Maybe some of the swelling will have gone down by then.

She decides to coax an espresso out of her coffee machine and turn her attention back to work.

Earlier that morning she spoke to Federico and learned that there was still no trace of a victim.

Assante had already set up a rudimentary incident room and had ensured that all local hospitals had been called. No one with a missing hand had been treated.

Valentina checks her cell and fixed-line phones and finds that there are no missed calls.

She rings the local station and asks to speak to the custody suite.

They tell her that the woman prisoner slept most of the night. No doubt knocked out by sedatives. She refused breakfast. A doctor saw her mid-morning, and within the next hour she’s due to be moved to a secure room at the Policlinico Umberto for a full psychiatric assessment.

It takes another twenty minutes of calls and an extra espresso to find out that the medical examiner working the case is a woman, Professoressa Filomena Schiavone, and she happens to be in the morgue at the Policlinico working another case. With a little luck – and a quick dash to the hospital – Valentina will catch her.

The short drive to the Quartiere San Lorenzo is pleasant enough.

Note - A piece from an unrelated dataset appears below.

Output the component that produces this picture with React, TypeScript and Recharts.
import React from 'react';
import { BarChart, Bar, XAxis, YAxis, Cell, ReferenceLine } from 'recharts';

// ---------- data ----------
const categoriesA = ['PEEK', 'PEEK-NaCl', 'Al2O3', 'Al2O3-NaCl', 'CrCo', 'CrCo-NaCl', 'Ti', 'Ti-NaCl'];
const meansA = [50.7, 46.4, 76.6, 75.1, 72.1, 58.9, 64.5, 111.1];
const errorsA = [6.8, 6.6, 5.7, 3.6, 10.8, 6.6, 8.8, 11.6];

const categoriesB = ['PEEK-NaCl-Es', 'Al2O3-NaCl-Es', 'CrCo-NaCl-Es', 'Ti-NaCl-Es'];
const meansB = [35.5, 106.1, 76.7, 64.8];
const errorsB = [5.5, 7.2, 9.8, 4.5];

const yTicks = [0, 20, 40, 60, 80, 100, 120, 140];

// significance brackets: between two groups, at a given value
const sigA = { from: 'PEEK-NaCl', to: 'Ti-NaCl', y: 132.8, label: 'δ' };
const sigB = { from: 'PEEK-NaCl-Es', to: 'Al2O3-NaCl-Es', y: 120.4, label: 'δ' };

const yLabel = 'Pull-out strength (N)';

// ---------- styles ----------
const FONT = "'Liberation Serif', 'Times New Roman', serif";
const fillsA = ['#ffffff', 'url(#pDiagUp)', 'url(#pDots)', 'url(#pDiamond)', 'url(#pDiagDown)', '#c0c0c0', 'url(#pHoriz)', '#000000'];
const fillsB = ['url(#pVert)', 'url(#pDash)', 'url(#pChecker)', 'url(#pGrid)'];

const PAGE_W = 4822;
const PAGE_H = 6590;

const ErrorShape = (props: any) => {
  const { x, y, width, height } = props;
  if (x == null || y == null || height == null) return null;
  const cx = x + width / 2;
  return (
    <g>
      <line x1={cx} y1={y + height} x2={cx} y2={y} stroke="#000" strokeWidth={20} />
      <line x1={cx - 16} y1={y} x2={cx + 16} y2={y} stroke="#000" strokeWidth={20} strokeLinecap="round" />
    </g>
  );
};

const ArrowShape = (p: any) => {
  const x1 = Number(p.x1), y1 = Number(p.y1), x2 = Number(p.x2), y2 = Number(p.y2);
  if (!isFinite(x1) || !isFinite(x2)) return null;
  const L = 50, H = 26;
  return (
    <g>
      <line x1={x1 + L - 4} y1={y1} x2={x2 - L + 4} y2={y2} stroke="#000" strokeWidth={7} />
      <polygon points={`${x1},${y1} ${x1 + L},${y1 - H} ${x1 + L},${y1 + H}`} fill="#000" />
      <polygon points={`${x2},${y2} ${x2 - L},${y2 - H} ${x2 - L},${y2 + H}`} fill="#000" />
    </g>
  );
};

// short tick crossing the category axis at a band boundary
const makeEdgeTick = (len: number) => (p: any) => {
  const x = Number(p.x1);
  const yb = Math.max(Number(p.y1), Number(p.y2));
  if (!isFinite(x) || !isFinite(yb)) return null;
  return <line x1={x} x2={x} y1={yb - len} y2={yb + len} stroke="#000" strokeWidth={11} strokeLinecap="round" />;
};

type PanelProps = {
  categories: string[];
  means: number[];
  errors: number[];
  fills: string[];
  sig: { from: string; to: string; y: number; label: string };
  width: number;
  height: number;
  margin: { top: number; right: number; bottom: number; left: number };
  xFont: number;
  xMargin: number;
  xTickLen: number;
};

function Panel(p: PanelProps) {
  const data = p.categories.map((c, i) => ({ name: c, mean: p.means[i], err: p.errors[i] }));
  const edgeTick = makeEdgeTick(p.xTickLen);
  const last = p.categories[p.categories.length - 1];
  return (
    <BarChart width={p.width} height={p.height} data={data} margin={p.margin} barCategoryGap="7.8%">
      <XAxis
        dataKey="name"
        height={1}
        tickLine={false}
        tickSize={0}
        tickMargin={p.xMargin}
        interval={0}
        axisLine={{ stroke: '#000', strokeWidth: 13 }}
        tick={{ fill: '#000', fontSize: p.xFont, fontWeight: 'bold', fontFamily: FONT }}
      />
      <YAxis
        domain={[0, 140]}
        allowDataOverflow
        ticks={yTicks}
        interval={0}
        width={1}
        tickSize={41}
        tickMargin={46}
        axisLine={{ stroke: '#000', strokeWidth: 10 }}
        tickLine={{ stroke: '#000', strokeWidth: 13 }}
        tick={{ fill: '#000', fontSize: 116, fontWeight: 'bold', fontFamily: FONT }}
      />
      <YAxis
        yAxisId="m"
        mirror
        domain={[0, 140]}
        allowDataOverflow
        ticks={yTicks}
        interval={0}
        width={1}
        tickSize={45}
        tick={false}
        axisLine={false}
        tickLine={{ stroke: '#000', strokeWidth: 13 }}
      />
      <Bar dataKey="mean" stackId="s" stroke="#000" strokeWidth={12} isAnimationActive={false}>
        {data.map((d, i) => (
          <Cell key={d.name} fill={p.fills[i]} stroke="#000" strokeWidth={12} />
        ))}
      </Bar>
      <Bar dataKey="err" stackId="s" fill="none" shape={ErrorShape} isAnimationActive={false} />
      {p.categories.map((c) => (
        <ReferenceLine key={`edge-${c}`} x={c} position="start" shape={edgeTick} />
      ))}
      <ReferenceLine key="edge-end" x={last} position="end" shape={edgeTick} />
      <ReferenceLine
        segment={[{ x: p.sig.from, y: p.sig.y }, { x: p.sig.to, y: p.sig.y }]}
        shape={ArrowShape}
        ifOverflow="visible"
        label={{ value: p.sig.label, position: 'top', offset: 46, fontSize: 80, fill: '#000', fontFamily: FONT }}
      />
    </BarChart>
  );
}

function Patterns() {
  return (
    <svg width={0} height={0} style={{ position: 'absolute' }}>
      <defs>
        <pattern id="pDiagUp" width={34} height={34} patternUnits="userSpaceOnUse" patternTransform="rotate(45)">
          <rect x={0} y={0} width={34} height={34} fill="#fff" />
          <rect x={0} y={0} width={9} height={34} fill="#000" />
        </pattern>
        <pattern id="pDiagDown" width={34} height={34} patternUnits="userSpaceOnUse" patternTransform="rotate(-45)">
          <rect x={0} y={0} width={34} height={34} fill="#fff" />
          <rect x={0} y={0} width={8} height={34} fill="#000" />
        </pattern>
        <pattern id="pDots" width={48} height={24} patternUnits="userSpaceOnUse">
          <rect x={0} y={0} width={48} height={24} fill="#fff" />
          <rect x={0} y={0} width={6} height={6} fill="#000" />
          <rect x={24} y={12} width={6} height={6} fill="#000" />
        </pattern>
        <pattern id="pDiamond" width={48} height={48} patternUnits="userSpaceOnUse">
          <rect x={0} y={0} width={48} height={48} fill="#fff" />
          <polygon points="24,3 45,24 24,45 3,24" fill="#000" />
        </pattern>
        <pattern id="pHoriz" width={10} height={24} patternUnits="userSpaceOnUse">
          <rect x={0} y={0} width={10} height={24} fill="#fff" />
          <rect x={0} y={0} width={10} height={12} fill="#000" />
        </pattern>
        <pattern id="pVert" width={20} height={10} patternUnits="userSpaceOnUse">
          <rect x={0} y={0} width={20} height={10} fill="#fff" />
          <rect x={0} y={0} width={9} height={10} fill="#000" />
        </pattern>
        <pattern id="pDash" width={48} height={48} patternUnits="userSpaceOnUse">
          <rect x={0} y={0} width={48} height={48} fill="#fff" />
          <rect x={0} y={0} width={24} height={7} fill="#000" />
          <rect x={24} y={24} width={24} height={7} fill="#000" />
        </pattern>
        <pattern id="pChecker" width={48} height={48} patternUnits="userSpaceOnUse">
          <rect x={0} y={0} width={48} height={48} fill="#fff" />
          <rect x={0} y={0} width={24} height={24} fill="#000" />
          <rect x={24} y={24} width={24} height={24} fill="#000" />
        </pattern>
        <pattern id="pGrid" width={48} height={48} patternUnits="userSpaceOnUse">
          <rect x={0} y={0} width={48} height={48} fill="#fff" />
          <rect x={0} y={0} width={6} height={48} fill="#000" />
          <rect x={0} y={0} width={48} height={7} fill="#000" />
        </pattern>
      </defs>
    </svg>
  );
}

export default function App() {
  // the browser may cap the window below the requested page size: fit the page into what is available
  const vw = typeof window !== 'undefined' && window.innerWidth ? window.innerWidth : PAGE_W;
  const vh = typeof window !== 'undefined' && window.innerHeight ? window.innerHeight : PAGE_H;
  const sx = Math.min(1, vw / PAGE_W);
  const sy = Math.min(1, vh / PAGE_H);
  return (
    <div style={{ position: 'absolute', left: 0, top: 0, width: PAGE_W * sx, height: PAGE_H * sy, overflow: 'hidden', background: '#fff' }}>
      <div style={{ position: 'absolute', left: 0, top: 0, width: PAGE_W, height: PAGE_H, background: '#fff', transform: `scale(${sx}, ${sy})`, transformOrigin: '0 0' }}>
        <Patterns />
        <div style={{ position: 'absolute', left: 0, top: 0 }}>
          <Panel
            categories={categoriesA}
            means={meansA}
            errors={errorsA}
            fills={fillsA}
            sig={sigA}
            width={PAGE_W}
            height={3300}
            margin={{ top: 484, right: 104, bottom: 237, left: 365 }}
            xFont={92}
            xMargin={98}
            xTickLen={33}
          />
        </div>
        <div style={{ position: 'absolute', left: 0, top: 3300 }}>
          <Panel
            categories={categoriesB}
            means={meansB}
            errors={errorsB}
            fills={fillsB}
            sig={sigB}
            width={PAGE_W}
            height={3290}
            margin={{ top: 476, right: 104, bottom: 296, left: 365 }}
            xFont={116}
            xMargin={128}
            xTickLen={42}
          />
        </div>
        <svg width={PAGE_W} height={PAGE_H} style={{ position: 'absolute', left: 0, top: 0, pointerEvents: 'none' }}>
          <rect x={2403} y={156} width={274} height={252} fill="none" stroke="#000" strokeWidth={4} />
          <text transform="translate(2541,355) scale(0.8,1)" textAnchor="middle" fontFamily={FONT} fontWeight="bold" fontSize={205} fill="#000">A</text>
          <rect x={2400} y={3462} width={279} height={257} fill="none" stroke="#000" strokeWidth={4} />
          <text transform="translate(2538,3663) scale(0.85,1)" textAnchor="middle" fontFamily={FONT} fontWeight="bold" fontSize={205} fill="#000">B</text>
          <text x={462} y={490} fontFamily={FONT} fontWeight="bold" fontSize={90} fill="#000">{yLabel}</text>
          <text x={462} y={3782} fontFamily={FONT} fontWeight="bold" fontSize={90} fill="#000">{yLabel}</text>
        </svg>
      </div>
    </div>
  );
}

It’s late October and the leaves are falling; rugs of reds and oranges have been thrown down by giant maples and sycamores filtering the day’s golden sunlight.

Policlinico Umberto 1, to give it its full name, is the largest public hospital in Italy and one of the largest in the world. Named after the Italian king who ruled from the late 1870s, it’s academically and physically intertwined with the famed Universita La Sapienza, and as a result is so large it’s really a city within a city.

After a few false turns, Valentina finds signs to the morgue near to the unit for tropical diseases over at the Viale Regina Elena entrance. It’s almost opposite the gates where she came in.

She parks and walks past several patients in gowns smoking in the doorways to distant wards.

She enters the mortuary block and freshens up in a staff washroom before walking the final few metres to the professoressa ’s office area.

A cluttered desk is attended by a bespectacled but pretty young woman who Valentina suspects is a student from Sapienza. She dutifully calls through to the medical examiner and then relays to Valentina a message that the ME is just finishing and will give her twenty minutes of her time if she meets her down in the scrub area.

Almost an hour passes before the doctor has finished ‘finishing’.

Filomena Schiavone is a small woman in her early sixties with tight curls of white hair, piercing blue eyes and an impatient look on her grandmotherly face. ‘Remind me – who are you? Why are you here? The girl minding my phones wasn’t very clear.’ She strips off her greens and drops them in a laundry bin. ‘I have a lunch date in an hour and I don’t want to look like a drowned poodle, so be quick.’

‘Captain Morassi.’ Valentina produces her ID.

‘Put it away. I believe you.’ The ME glances at her. ‘What have you done to your face? You look like a trout.’

Valentina puts her fingers to her lip. ‘I got hit by a woman prisoner. She was arrested near Cosmedin in connection with a severed hand that I believe you took possession of.’

The ME laughs. ‘ Took possession of. How sweet. You police officers do mangle our language. It was sent to me in a plastic bag, packed with ice. Someone obviously hoped it might be sewn back on to whoever lost it. I examined it, made notes and put it in the fridge.’ She opens a long metal locker and gets out a simple but stylish black maxi dress.

‘What do you think? Too dull? I have a Grecian-drape affair upstairs, just back from the cleaners.’